#### Task goal
Only the lines from the start of the data to the line containing "ax = fig.add_axes([0, 0, 1, 1])", both included, should be output, exactly and without pictures.

#### Collected data
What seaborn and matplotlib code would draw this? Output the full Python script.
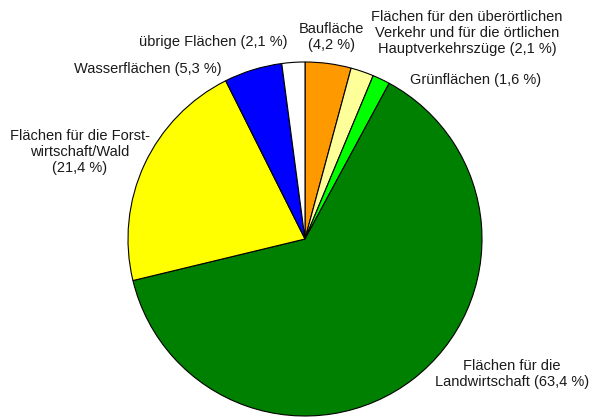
import matplotlib
matplotlib.use("Agg")
import matplotlib.pyplot as plt
import seaborn as sns

sns.set_theme(style="white")
plt.rcParams['font.family'] = ['Liberation Sans', 'DejaVu Sans']

categories = ["Baufläche", "Verkehr", "Grünflächen", "Landwirtschaft",
              "Forstwirtschaft/Wald", "Wasserflächen", "übrige Flächen"]
values = [4.2, 2.1, 1.6, 63.4, 21.4, 5.3, 2.1]
colors = ["#FF9900", "#FFFF99", "#00FF00", "#008000", "#FFFF00", "#0000FF", "#FFFFFF"]
labels = [
    "Baufläche\n(4,2 %)",
    "Flächen für den überörtlichen\nVerkehr und für die örtlichen\nHauptverkehrszüge (2,1 %)",
    "Grünflächen (1,6 %)",
    "Flächen für die\nLandwirtschaft (63,4 %)",
    "Flächen für die Forst-\nwirtschaft/Wald\n(21,4 %)",
    "Wasserflächen (5,3 %)",
    "übrige Flächen (2,1 %)",
]

W, H = 591, 418
fig = plt.figure(figsize=(W / 100, H / 100), dpi=100)
ax = fig.add_axes([0, 0, 1, 1])

ax.pie(values, colors=colors, startangle=90, counterclock=False,
       center=(305, H - 239), radius=177,
       wedgeprops=dict(edgecolor="black", linewidth=0.8))
ax.set_xlim(0, W)
ax.set_ylim(0, H)
ax.set_aspect("auto")
ax.axis("off")

# label positions (pixel coords from top-left)
pos = [
    (331, 37),
    (467, 33),
    (476, 80),
    (512, 374),
    (80, 152),
    (148, 69),
    (213, 42),
]
for lab, (x, y) in zip(labels, pos):
    ax.text(x, H - y, lab, ha="center", va="center", fontsize=10.5,
            color="#1a1a1a", linespacing=1.2)

fig.savefig("out.png", dpi=100)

#### Task answer
What seaborn and matplotlib code would draw this? Output the full Python script.
import matplotlib
matplotlib.use("Agg")
import matplotlib.pyplot as plt
import seaborn as sns

sns.set_theme(style="white")
plt.rcParams['font.family'] = ['Liberation Sans', 'DejaVu Sans']

categories = ["Baufläche", "Verkehr", "Grünflächen", "Landwirtschaft",
              "Forstwirtschaft/Wald", "Wasserflächen", "übrige Flächen"]
values = [4.2, 2.1, 1.6, 63.4, 21.4, 5.3, 2.1]
colors = ["#FF9900", "#FFFF99", "#00FF00", "#008000", "#FFFF00", "#0000FF", "#FFFFFF"]
labels = [
    "Baufläche\n(4,2 %)",
    "Flächen für den überörtlichen\nVerkehr und für die örtlichen\nHauptverkehrszüge (2,1 %)",
    "Grünflächen (1,6 %)",
    "Flächen für die\nLandwirtschaft (63,4 %)",
    "Flächen für die Forst-\nwirtschaft/Wald\n(21,4 %)",
    "Wasserflächen (5,3 %)",
    "übrige Flächen (2,1 %)",
]

W, H = 591, 418
fig = plt.figure(figsize=(W / 100, H / 100), dpi=100)
ax = fig.add_axes([0, 0, 1, 1])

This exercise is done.